Demystifier said:
Let me put some critical remarks on your attempt to "define" locality.
On the one hand, you require a compatibility with the spacetime manifold. This suggests that space and time should be treated on an equal footing.
The point is: what it suggests is not important. After all, the entire importance to "locality" is its compatibility with relativity, and the central idea to relativity is that things should be defined over the spacetime manifold, and not over a specific preferred foliation of it. The most general requirement is then that all that is important in the theory should be defined as elements, sections, whatever over a fibre bundle of which the base space is the spacetime manifold. This is the same in classical (relativistic) physics: fields are sections over the (co)tangent bundle of spacetime, or of "tensorisations" of such.
Now, and that's where I have to give in a small part to "non-locality", in quantum theory (in the unitary part of quantum theory at least), all "interesting" operators are "indexed" over spacetime (that's another way of saying that they are members of a fibre bundle with base space spacetime, and in many cases, are a section), but they ACT upon a totally different space, which is Hilbert space. However, this hilbert space itself doesn't matter that much, in that we can always "rotate" the "initial" vector to any vector we like with a unitary transformation. So the "initial" vector doesn't even matter, we can make it what we want, by a right choice of unitary transformation. For instance, in QFT, we have the habit of just sandwiching any operator expression between a bra and a ket of the "vacuum". This is just a generic state, which doesn't depend on spacetime, in the same way as the number pi doesn't depend on spacetime.

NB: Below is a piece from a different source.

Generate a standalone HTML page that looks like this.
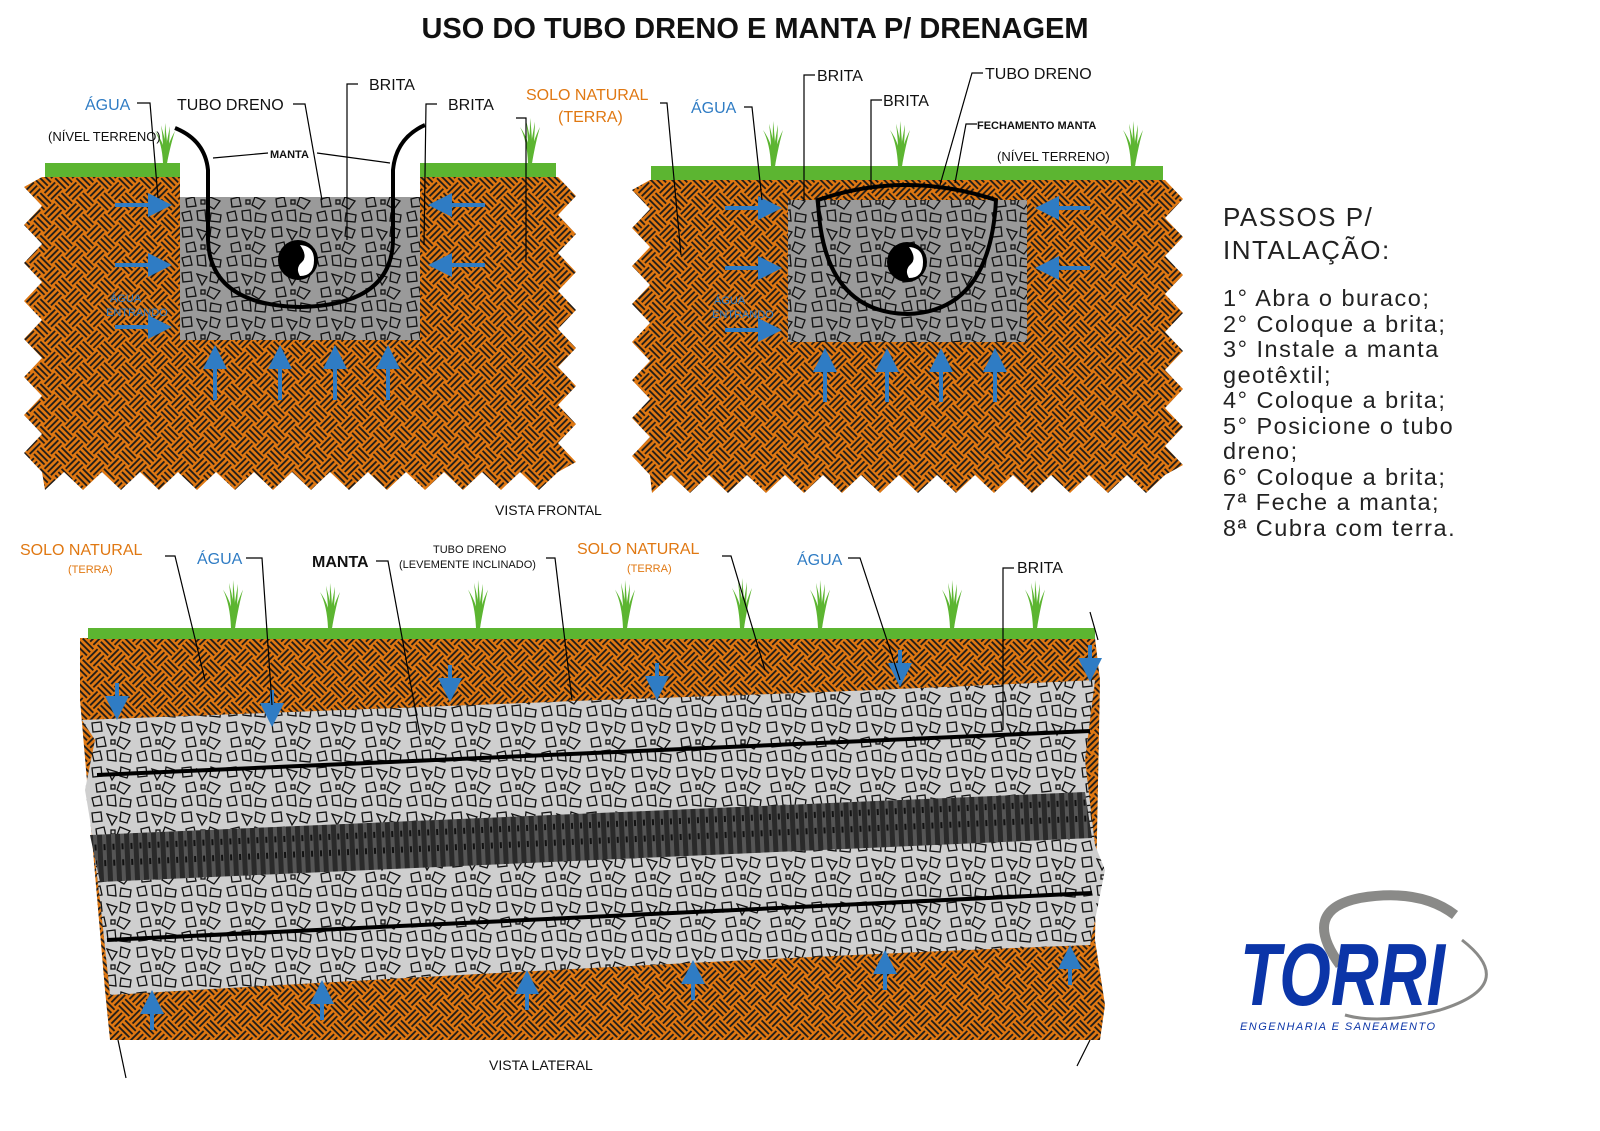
<!DOCTYPE html>
<html><head><meta charset="utf-8">
<style>
html,body{margin:0;padding:0;background:#fff;}
svg{display:block;}
text{font-family:"Liberation Sans",sans-serif;}
</style></head>
<body>
<svg id="s" width="1600" height="1131" viewBox="0 0 1600 1131" xmlns="http://www.w3.org/2000/svg">
<defs>
 <pattern id="soil" width="30" height="30" patternUnits="userSpaceOnUse" patternTransform="rotate(45)">
  <rect width="30" height="30" fill="#e07812"/>
  <g stroke="#1a1a1a" stroke-width="1.8">
   <line x1="0" y1="3" x2="15" y2="3"/><line x1="0" y1="7.5" x2="15" y2="7.5"/><line x1="0" y1="12" x2="15" y2="12"/>
   <line x1="18" y1="0" x2="18" y2="15"/><line x1="22.5" y1="0" x2="22.5" y2="15"/><line x1="27" y1="0" x2="27" y2="15"/>
   <line x1="3" y1="15" x2="3" y2="30"/><line x1="7.5" y1="15" x2="7.5" y2="30"/><line x1="12" y1="15" x2="12" y2="30"/>
   <line x1="15" y1="18" x2="30" y2="18"/><line x1="15" y1="22.5" x2="30" y2="22.5"/><line x1="15" y1="27" x2="30" y2="27"/>
  </g>
 </pattern>
 <g id="stones" fill="none" stroke="#111" stroke-width="1.3">
  <polygon points="2,3 11,2 12,11 3,12"/><polygon points="17,4 27,7 22,15"/><polygon points="31,2 40,5 37,13 30,11"/>
  <polygon points="6,19 14,17 16,26 7,27"/><rect x="21" y="20" width="4" height="4"/><polygon points="30,17 40,21 34,29 27,25"/>
  <polygon points="2,33 10,31 12,40 4,41"/><polygon points="17,31 25,30 26,41 18,40"/><polygon points="31,33 41,35 40,42 30,41"/>
 </g>
 <pattern id="brD" width="45" height="45" patternUnits="userSpaceOnUse">
  <rect width="45" height="45" fill="#9a9a9a"/><use href="#stones"/>
 </pattern>
 <pattern id="brL" width="45" height="45" patternUnits="userSpaceOnUse">
  <rect width="45" height="45" fill="#cfcfcf"/><use href="#stones"/>
 </pattern>
 <pattern id="pipe" width="9" height="40" patternUnits="userSpaceOnUse" patternTransform="rotate(-2.6)">
  <rect width="9" height="40" fill="#2a2a2a"/><rect x="1" y="0" width="4" height="40" fill="#555"/><rect x="2" y="8" width="2" height="6" fill="#111"/><rect x="2" y="24" width="2" height="6" fill="#111"/>
 </pattern>
 <marker id="ah" markerWidth="6" markerHeight="6" refX="3" refY="3" orient="auto" markerUnits="strokeWidth">
  <path d="M0,0 L6,3 L0,6 Z" fill="#2f7cc4"/>
 </marker>
</defs>

<text x="755" y="38" font-size="29" font-weight="bold" text-anchor="middle" fill="#111">USO DO TUBO DRENO E MANTA P/ DRENAGEM</text>

<path id="tl" fill="url(#soil)" d=""/>
<rect x="45" y="163" width="135" height="14" fill="#5cb531"/>
<rect x="420" y="163" width="136" height="14" fill="#5cb531"/>
<rect x="180" y="177" width="240" height="20" fill="#fff"/>
<rect x="180" y="197" width="240" height="143" fill="url(#brD)"/>
<path d="M175,128 Q205,140 208,170 L208,240 Q210,305 300,307 Q392,305 393,240 L393,170 Q396,138 425,125" fill="none" stroke="#000" stroke-width="4"/>
<circle cx="298" cy="260" r="20" fill="#000"/>
<path d="M300,245 Q314,246 314,260 Q314,276 300,276 Q295,268 302,262 Q308,256 300,245Z" fill="#fff"/>

<path id="tr" fill="url(#soil)" d=""/>
<rect x="651" y="166" width="512" height="14" fill="#5cb531"/>
<rect x="788" y="200" width="239" height="142" fill="url(#brD)"/>
<path d="M818,200 Q905,170 996,200 Q990,312 907,314 Q822,312 818,200Z" fill="none" stroke="#000" stroke-width="4"/>
<circle cx="907" cy="262" r="20" fill="#000"/>
<path d="M909,247 Q923,248 923,262 Q923,278 909,278 Q904,270 911,264 Q917,258 909,247Z" fill="#fff"/>

<path d="M80,638 L1095,638 L1100,680 L1095,940 L1105,1005 L1100,1040 L110,1040 L105,990 L80,700 Z" fill="url(#soil)"/>
<rect x="88" y="628" width="1007" height="11" fill="#5cb531"/>
<path d="M82,720 Q400,708 600,700 Q900,690 1095,680 L1085,760 L1095,845 L1105,870 L1090,945 Q700,960 110,995 L100,900 L90,820 L85,790 L95,740 Z" fill="url(#brL)"/>
<path d="M90,835 L1085,792 L1092,838 L100,882 Z" fill="url(#pipe)"/>
<line x1="97" y1="775" x2="1090" y2="731" stroke="#000" stroke-width="4"/>
<line x1="107" y1="940" x2="1092" y2="893" stroke="#000" stroke-width="4"/>
<line x1="118" y1="1040" x2="126" y2="1078" stroke="#000" stroke-width="1.2"/>
<line x1="1090" y1="1040" x2="1077" y2="1066" stroke="#000" stroke-width="1.2"/>
<line x1="1090" y1="612" x2="1098" y2="640" stroke="#000" stroke-width="1.2"/>

<g id="grass" fill="#5cb531"></g>

<g stroke="#2f7cc4" stroke-width="4" marker-end="url(#ah)" fill="none" id="arrows"></g>

<g fill="none" stroke="#000" stroke-width="1.2">
 <polyline points="137,103 150,103 158,198"/>
 <polyline points="293,104 305,104 322,200"/>
 <polyline points="358,84 347,84 347,240"/>
 <polyline points="437,104 426,104 424,245"/>
 <polyline points="660,103 667,103 681,255"/>
 <polyline points="516,118 526,118 526,260"/>
 <polyline points="213,158 268,153"/><polyline points="317,153 390,163"/>
 <polyline points="744,107 752,107 762,200"/>
 <polyline points="815,75 804,75 804,200"/>
 <polyline points="882,100 871,100 871,190"/>
 <polyline points="983,73 972,73 940,185"/>
 <polyline points="977,124 966,124 955,183"/>
 <polyline points="165,556 175,556 205,680"/>
 <polyline points="246,558 262,558 272,705"/>
 <polyline points="376,561 388,561 420,735"/>
 <polyline points="546,558 555,558 572,700"/>
 <polyline points="722,556 731,556 765,670"/>
 <polyline points="848,558 860,558 900,680"/>
 <polyline points="1014,568 1003,568 1003,730"/>
</g>

<g font-size="16" fill="#111">
 <text x="85" y="110" fill="#2f7cc4">ÁGUA</text>
 <text x="177" y="110">TUBO DRENO</text>
 <text x="369" y="90">BRITA</text>
 <text x="448" y="110">BRITA</text>
 <text x="526" y="100" fill="#e07812">SOLO NATURAL</text>
 <text x="558" y="122" fill="#e07812">(TERRA)</text>
 <text x="48" y="141" font-size="13">(NÍVEL TERRENO)</text>
 <text x="270" y="158" font-size="11" font-weight="bold">MANTA</text>
 <text x="691" y="113" fill="#2f7cc4">ÁGUA</text>
 <text x="817" y="81">BRITA</text>
 <text x="883" y="106">BRITA</text>
 <text x="985" y="79">TUBO DRENO</text>
 <text x="977" y="129" font-size="11" font-weight="bold">FECHAMENTO MANTA</text>
 <text x="997" y="161" font-size="13">(NÍVEL TERRENO)</text>
 <text x="495" y="515" font-size="14">VISTA FRONTAL</text>
 <text x="20" y="555" fill="#e07812">SOLO NATURAL</text>
 <text x="68" y="573" fill="#e07812" font-size="11">(TERRA)</text>
 <text x="197" y="564" fill="#2f7cc4">ÁGUA</text>
 <text x="312" y="567" font-weight="bold">MANTA</text>
 <text x="433" y="553" font-size="11">TUBO DRENO</text>
 <text x="399" y="568" font-size="11">(LEVEMENTE INCLINADO)</text>
 <text x="577" y="554" fill="#e07812">SOLO NATURAL</text>
 <text x="627" y="572" fill="#e07812" font-size="11">(TERRA)</text>
 <text x="797" y="565" fill="#2f7cc4">ÁGUA</text>
 <text x="1017" y="573">BRITA</text>
 <text x="489" y="1070" font-size="14">VISTA LATERAL</text>
 <text x="110" y="302" font-size="11" fill="#2f7cc4">ÁGUA</text>
 <text x="106" y="316" font-size="11" fill="#2f7cc4">ENTRANDO</text>
 <text x="714" y="304" font-size="11" fill="#2f7cc4">ÁGUA</text>
 <text x="712" y="318" font-size="11" fill="#2f7cc4">ENTRANDO</text>
</g>

<g font-size="23.5" fill="#222" letter-spacing="1.5">
 <text x="1223" y="226" font-size="26">PASSOS P/</text>
 <text x="1223" y="259" font-size="26">INTALAÇÃO:</text>
 <text x="1223" y="306">1° Abra o buraco;</text>
 <text x="1223" y="332">2° Coloque a brita;</text>
 <text x="1223" y="357">3° Instale a manta</text>
 <text x="1223" y="383">geotêxtil;</text>
 <text x="1223" y="408">4° Coloque a brita;</text>
 <text x="1223" y="434">5° Posicione o tubo</text>
 <text x="1223" y="459">dreno;</text>
 <text x="1223" y="485">6° Coloque a brita;</text>
 <text x="1223" y="510">7ª Feche a manta;</text>
 <text x="1223" y="536">8ª Cubra com terra.</text>
</g>

<path d="M1340,965 Q1300,910 1360,898 Q1420,888 1455,915" fill="none" stroke="#8a8a88" stroke-width="10"/>
<path d="M1462,940 Q1520,985 1440,1010 Q1380,1025 1345,1015" fill="none" stroke="#8a8a88" stroke-width="3"/>
<text x="1240" y="1005" font-size="88" font-weight="bold" font-style="italic" fill="#0b35a8" textLength="205" lengthAdjust="spacingAndGlyphs">TORRI</text>
<text x="1240" y="1030" font-size="11" font-style="italic" fill="#0b35a8" textLength="195">ENGENHARIA E SANEAMENTO</text>
</svg>
<script>
function zz(x0,x1,y0,y1,amp,per){
 var p=[],y,i;
 p.push([x0,y0]);
 for(var x=x0;x<=x1;x+=per){p.push([x,y0]);}
 for(y=y0,i=0;y<=y1;y+=per/2,i++){p.push([x1+(i%2?amp:0),y]);}
 for(var x=x1,i=0;x>=x0;x-=per/2,i++){p.push([x,y1+(i%2?amp:0)]);}
 for(y=y1,i=0;y>=y0;y-=per/2,i++){p.push([x0-(i%2?amp:0),y]);}
 return "M"+p.map(function(a){return a[0]+","+a[1]}).join(" L")+"Z";
}
document.getElementById('tl').setAttribute('d',zz(42,558,177,472,18,38));
document.getElementById('tr').setAttribute('d',zz(650,1165,180,475,18,38));
var g=document.getElementById('grass');
function grass(x,y,h){
 var s="";
 [[-10,-0.5],[-4,-0.15],[0,0],[5,0.2],[10,0.5]].forEach(function(b){
  s+='<path d="M'+(x-2)+','+y+' Q'+(x+b[0]*0.3)+','+(y-h*0.5)+' '+(x+b[0])+','+(y-h*(1-Math.abs(b[1])*0.4))+' Q'+(x+b[0]*0.3+3)+','+(y-h*0.5)+' '+(x+2)+','+y+'Z"/>';
 });
 return s;
}
var gs="";
[[165,163,40],[530,163,45],[773,166,45],[900,166,45],[1133,166,45],
 [233,628,48],[330,628,45],[478,628,48],[625,628,48],[742,628,50],[820,628,48],[952,628,48],[1035,628,48]].forEach(function(a){gs+=grass(a[0],a[1],a[2]);});
g.innerHTML=gs;
var A=document.getElementById('arrows'),as="";
function ar(x1,y1,x2,y2){as+='<line x1="'+x1+'" y1="'+y1+'" x2="'+x2+'" y2="'+y2+'"/>';}
[205,265,327].forEach(function(y){ar(115,y,160,y);});
[205,265].forEach(function(y){ar(485,y,440,y);});
[215,280,335,388].forEach(function(x){ar(x,400,x,357);});
[208,268,330].forEach(function(y){ar(725,y,770,y);});
[208,268].forEach(function(y){ar(1090,y,1047,y);});
[825,887,941,995].forEach(function(x){ar(x,402,x,360);});
[[117,683],[272,690],[450,665],[657,663],[900,650],[1090,645]].forEach(function(a){ar(a[0],a[1],a[0],a[1]+25);});
[[152,1030],[322,1020],[527,1010],[693,1000],[885,990],[1070,985]].forEach(function(a){ar(a[0],a[1],a[0],a[1]-28);});
A.innerHTML=as;
</script>
</body></html>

On the other hand, you note that (in the Heisenberg picture) nonlocality is not *dynamical*, where "dynamics" clearly refers to quantities that depend on time.
No, dynamics refers to a timelike regularity, but doesn't need to introduce a specific foliation. GIVEN a foliation, it becomes an "evolution in time", but dynamics can be a spacetime concept. It actually means: "interaction" or "coupling" (between subsystems, such as the electron field, the EM field, ...).
However, such a dynamical notion of locality clearly does not respect the requirement that space and time should be treated on an equal footing.
In relativity, there is no *equal* footing between space and time, just a similar treatment. But there is a fundamental difference between "spacelike" and "timelike" all together (given by the causal structure, or the signature of the metric).
Further, even if an initial product state may lead to entanglement later, this is certainly not the most general situation. QM allows different cases as well.
True, but one might think that the quantum case where one starts with "non-entangled" systems is probably largely sufficient to reproduce all observable phenomena. After all, that's how things are done in the lab! We use a specific interaction to have "entangled systems", starting from non-entangled product states.
It is an interesting question whether it is necessary to consider initial states which are not product states, or whether this is essentially impossible to find out. I tend to think the latter.
In addition, the words "initial" and "later" again give a special role to time, which may ruin your first requirement above again.
No, there is a precise sense in relativity to causal relationships. Not all pairs of events can be classified as "earlier" and "later", but those who can, are unambiguous.
To conclude, no matter how you reinterpret QM to make it local as much as possible, it seems there will always remain *something* nonlocal about it. This, indeed, is the point of my paper.
True. The point is: in how much is that important ? The whole discussion about "locality" (as I understand it) is essentially: relativity or not ? Out of relativity (and the requirement of things to be defined over a spacetime manifold, independent of a specific foliation) came the idea of "locality", but maybe the concept of locality got a life of itself, and is somewhat more restrictive than what is strictly needed for relativity. QM seems to hide in the little margin between both.